▶ Stored rows

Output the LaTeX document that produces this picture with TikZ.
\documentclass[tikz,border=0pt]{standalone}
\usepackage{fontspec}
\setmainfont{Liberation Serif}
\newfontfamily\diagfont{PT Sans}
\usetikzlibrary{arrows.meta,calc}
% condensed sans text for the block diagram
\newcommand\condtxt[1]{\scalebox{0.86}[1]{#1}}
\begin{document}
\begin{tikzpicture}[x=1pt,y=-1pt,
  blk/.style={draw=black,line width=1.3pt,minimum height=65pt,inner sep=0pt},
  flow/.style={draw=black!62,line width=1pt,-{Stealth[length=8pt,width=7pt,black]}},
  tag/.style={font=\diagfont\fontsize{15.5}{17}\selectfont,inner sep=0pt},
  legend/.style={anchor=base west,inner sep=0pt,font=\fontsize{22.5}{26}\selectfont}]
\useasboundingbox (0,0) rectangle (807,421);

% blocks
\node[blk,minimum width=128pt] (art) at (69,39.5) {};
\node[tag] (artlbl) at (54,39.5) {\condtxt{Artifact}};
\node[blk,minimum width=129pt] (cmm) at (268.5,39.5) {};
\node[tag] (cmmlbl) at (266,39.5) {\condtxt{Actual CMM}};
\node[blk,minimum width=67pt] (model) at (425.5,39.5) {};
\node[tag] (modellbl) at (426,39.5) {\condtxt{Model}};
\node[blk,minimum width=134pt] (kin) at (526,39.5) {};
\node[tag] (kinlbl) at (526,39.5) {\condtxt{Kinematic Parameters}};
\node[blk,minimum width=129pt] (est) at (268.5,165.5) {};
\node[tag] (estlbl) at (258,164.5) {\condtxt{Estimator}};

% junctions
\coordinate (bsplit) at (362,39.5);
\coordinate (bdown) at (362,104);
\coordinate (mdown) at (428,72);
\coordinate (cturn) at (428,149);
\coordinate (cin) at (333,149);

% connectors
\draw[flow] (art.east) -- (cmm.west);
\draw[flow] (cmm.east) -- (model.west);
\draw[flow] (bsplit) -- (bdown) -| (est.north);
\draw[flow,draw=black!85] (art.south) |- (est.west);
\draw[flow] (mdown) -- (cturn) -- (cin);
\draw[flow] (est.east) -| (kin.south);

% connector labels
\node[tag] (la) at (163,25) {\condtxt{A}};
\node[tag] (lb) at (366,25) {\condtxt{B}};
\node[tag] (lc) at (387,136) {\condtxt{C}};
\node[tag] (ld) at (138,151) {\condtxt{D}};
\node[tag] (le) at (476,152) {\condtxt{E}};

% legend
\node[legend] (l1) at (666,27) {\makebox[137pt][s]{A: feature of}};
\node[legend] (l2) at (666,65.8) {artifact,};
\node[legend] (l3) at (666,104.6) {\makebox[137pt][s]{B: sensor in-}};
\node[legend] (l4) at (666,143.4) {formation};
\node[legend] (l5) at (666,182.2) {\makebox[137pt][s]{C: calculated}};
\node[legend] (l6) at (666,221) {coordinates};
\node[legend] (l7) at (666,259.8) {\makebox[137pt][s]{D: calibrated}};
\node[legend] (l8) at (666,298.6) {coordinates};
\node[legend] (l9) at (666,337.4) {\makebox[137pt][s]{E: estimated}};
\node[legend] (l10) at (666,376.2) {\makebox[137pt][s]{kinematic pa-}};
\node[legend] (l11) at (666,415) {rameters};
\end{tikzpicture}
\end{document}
* * *
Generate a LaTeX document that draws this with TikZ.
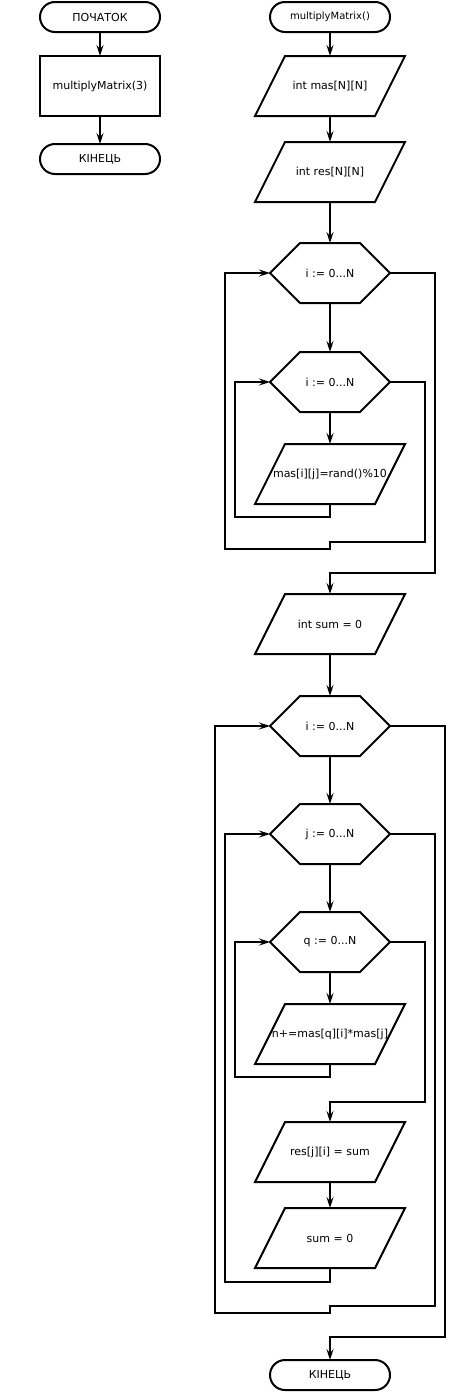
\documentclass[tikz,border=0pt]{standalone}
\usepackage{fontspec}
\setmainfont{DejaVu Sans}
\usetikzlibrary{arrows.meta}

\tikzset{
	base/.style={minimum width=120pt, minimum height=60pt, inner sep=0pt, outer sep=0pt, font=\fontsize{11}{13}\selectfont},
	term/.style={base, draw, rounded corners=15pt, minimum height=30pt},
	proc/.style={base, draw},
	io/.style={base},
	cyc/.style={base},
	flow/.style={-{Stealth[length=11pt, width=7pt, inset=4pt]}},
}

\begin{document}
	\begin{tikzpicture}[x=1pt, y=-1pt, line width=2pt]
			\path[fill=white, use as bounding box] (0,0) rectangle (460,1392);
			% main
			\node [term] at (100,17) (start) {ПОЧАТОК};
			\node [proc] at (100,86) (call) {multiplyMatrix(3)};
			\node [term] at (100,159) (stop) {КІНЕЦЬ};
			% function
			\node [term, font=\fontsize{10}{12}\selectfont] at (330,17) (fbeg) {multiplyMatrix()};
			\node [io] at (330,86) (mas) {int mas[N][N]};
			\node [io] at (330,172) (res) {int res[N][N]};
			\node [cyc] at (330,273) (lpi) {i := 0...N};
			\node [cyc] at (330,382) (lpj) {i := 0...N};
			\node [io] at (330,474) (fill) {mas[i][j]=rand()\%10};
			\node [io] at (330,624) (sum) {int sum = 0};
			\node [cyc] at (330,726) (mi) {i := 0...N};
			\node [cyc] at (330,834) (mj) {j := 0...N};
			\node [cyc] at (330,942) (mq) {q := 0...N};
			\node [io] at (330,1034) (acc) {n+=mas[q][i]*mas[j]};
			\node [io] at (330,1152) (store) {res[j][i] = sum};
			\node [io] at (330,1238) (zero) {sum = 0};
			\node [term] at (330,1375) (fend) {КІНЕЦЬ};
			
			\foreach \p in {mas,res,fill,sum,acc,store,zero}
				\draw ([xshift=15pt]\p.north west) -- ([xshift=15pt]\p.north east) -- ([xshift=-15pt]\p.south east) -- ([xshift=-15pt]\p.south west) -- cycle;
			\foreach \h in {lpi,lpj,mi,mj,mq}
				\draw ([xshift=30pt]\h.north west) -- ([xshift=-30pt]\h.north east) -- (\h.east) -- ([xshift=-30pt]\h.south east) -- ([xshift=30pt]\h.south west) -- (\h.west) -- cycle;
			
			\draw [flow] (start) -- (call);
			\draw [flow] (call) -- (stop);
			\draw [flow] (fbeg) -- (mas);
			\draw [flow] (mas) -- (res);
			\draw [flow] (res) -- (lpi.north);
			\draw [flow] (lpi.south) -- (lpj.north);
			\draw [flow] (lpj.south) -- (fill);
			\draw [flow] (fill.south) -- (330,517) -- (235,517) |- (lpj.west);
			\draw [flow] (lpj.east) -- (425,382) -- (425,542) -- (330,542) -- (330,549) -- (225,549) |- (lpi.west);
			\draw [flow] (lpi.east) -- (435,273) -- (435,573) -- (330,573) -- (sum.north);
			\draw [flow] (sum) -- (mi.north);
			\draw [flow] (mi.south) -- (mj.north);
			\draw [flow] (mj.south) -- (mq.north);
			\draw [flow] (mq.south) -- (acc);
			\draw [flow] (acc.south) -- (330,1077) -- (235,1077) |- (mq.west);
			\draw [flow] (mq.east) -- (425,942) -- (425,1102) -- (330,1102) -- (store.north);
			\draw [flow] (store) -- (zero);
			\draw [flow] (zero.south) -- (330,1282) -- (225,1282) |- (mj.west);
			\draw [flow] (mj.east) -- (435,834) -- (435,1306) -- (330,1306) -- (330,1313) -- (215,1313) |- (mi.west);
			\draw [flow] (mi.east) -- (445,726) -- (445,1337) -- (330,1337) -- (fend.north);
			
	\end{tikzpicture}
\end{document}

▶ Problem description
Show the lines of the records that contain the word "this".

▶ Exercise answer
Output the LaTeX document that produces this picture with TikZ.
Generate a LaTeX document that draws this with TikZ.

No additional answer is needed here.